Brent crude price, yesterday, slipped to $88.63 per barrel on the back of speculation that OPEC+ may decide to boost supply in the market, coupled with expectations of a rise in U.S inventories. Brent hit the highest price of $91.70 a barrel last Friday before it spirally came down to $88.63 a barrel few hours ago, a development, which may have dashed the hopes of many market observers that the price of crude is on ascendancy and could reach $100 per barrel soon. This happens, as the Oganisation of the Petroleum Exporting Countries (OPEC) and allies, together known as OPEC+ are looking forward to maintain their policy of gradual production increases soon. “We view growing potential for a faster rampup at this meeting, given the pace of the recent rally and the likely pressure from importing nations,” the bank said in a Jan.
31 report, adding that expectations remained “evenly balanced” between an accelerated response and a status quo increase.” Goldman Sachs added. Brent crude was down 63 cents, or 0.7 per cent, at $88.63 a barrel by 1430 GMT. U.S. West Texas Intermediate crude slipped 55 cents, or 0.6 per cent, to $87.60. Oil was also pressured by expectations that this week’s U.S. supply reports will show an increase in crude stockpiles. Analysts expect stocks to have risen by 1.8 million barrels. OPEC undershot its promised output boost in January, a Reuters survey found, and the rally was expected by other analysts to persist.

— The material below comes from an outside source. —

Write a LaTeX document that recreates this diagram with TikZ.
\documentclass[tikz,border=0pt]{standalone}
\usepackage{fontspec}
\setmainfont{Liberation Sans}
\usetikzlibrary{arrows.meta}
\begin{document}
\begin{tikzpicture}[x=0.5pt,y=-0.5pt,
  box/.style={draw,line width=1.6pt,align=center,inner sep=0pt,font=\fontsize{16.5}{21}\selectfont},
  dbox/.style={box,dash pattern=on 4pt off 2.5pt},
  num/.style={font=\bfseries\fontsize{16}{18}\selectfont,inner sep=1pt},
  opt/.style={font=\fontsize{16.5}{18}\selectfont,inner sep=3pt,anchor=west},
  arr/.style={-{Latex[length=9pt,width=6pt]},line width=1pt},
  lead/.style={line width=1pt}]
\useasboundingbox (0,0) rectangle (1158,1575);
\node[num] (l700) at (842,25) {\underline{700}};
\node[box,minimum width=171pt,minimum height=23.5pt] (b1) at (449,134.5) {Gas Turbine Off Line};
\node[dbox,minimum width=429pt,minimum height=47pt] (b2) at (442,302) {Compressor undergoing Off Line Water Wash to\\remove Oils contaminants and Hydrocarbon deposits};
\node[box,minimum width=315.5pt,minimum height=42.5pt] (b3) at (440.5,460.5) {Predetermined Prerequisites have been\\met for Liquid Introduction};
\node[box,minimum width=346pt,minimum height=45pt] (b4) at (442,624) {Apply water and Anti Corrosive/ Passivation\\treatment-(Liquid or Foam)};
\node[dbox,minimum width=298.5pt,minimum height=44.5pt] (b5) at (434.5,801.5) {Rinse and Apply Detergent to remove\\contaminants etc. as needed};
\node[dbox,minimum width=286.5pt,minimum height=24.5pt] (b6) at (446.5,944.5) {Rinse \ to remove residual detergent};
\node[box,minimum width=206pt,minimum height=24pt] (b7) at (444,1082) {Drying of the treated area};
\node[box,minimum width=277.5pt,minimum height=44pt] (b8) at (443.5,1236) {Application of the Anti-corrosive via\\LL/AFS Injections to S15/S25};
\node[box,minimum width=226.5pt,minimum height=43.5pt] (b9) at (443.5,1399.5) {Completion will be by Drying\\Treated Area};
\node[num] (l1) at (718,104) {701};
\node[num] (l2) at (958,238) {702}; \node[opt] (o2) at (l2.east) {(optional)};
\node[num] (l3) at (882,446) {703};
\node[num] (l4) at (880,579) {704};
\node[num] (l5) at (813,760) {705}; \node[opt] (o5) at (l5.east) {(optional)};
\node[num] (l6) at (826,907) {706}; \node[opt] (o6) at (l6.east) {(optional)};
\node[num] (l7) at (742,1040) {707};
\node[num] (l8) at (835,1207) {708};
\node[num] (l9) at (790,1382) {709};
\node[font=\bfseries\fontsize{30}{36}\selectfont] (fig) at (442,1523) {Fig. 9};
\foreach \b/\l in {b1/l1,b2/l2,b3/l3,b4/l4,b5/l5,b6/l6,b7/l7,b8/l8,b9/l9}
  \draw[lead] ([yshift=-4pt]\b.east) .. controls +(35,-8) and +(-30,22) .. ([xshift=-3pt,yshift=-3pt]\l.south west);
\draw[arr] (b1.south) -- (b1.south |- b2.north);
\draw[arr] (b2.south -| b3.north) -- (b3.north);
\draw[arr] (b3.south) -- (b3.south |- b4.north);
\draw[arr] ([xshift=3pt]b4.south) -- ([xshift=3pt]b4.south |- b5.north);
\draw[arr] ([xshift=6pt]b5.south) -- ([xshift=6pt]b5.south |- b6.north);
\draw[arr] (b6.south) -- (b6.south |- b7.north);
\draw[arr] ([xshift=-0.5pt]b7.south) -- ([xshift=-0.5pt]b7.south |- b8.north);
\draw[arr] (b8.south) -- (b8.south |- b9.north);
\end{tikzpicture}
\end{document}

“The oil market is currently unreservedly bullish,” said Tamas Varga of oil broker PVM. “It is international tension, the perception of tight supply and the cold winter that are the most important factors behind the strength.” Rising differentials in the physical crude market imply concern about tight supply, Varga said. One of the North Sea crudes that underpins Brent, Ekofisk, was bid on Monday at its highest in more than a decade.